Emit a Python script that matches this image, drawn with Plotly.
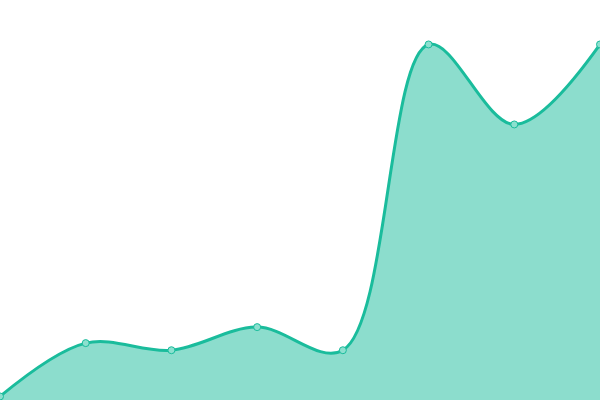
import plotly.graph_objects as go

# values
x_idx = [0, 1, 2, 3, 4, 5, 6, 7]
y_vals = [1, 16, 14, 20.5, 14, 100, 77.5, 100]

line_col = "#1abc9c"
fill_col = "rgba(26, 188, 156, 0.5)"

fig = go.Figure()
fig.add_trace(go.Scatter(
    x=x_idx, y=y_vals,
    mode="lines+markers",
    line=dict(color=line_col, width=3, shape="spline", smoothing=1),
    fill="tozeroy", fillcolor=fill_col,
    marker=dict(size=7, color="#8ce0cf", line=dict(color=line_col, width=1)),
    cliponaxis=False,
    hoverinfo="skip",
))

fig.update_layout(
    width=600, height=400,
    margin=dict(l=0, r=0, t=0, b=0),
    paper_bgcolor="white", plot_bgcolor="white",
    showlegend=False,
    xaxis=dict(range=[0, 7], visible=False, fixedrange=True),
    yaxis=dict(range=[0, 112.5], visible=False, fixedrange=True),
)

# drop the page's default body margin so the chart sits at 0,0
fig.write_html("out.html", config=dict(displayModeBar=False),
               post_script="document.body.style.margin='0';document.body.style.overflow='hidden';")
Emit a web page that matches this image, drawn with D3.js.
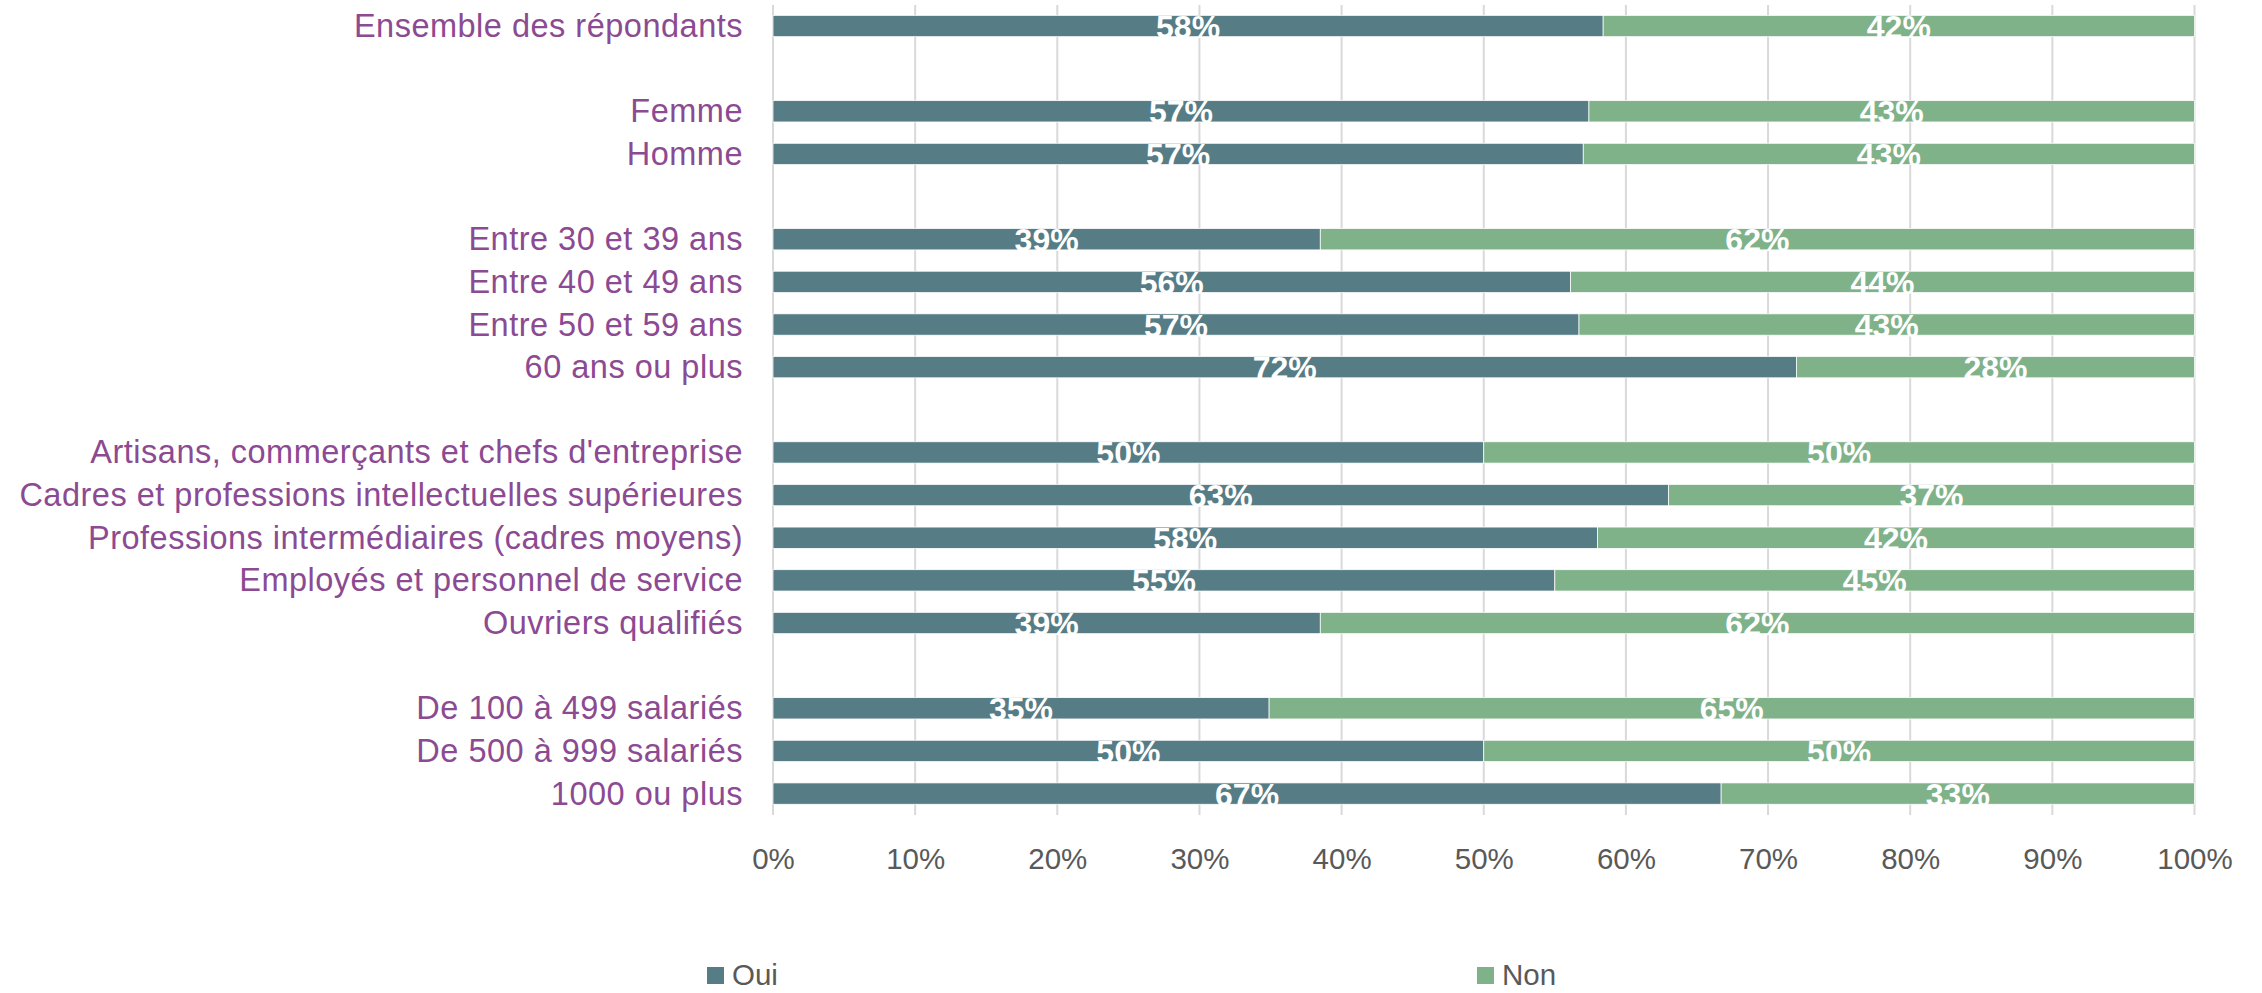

WRITTEN REQUEST: From start to finish, output the listing exactly, but omit its pictures.

WRITTEN ANSWER:
Emit a Python script that matches this image, drawn with Plotly.
import plotly.graph_objects as go

# values
x_idx = [0, 1, 2, 3, 4, 5, 6, 7]
y_vals = [1, 16, 14, 20.5, 14, 100, 77.5, 100]

line_col = "#1abc9c"
fill_col = "rgba(26, 188, 156, 0.5)"

fig = go.Figure()
fig.add_trace(go.Scatter(
    x=x_idx, y=y_vals,
    mode="lines+markers",
    line=dict(color=line_col, width=3, shape="spline", smoothing=1),
    fill="tozeroy", fillcolor=fill_col,
    marker=dict(size=7, color="#8ce0cf", line=dict(color=line_col, width=1)),
    cliponaxis=False,
    hoverinfo="skip",
))

fig.update_layout(
    width=600, height=400,
    margin=dict(l=0, r=0, t=0, b=0),
    paper_bgcolor="white", plot_bgcolor="white",
    showlegend=False,
    xaxis=dict(range=[0, 7], visible=False, fixedrange=True),
    yaxis=dict(range=[0, 112.5], visible=False, fixedrange=True),
)

# drop the page's default body margin so the chart sits at 0,0
fig.write_html("out.html", config=dict(displayModeBar=False),
               post_script="document.body.style.margin='0';document.body.style.overflow='hidden';")
Emit a web page that matches this image, drawn with D3.js.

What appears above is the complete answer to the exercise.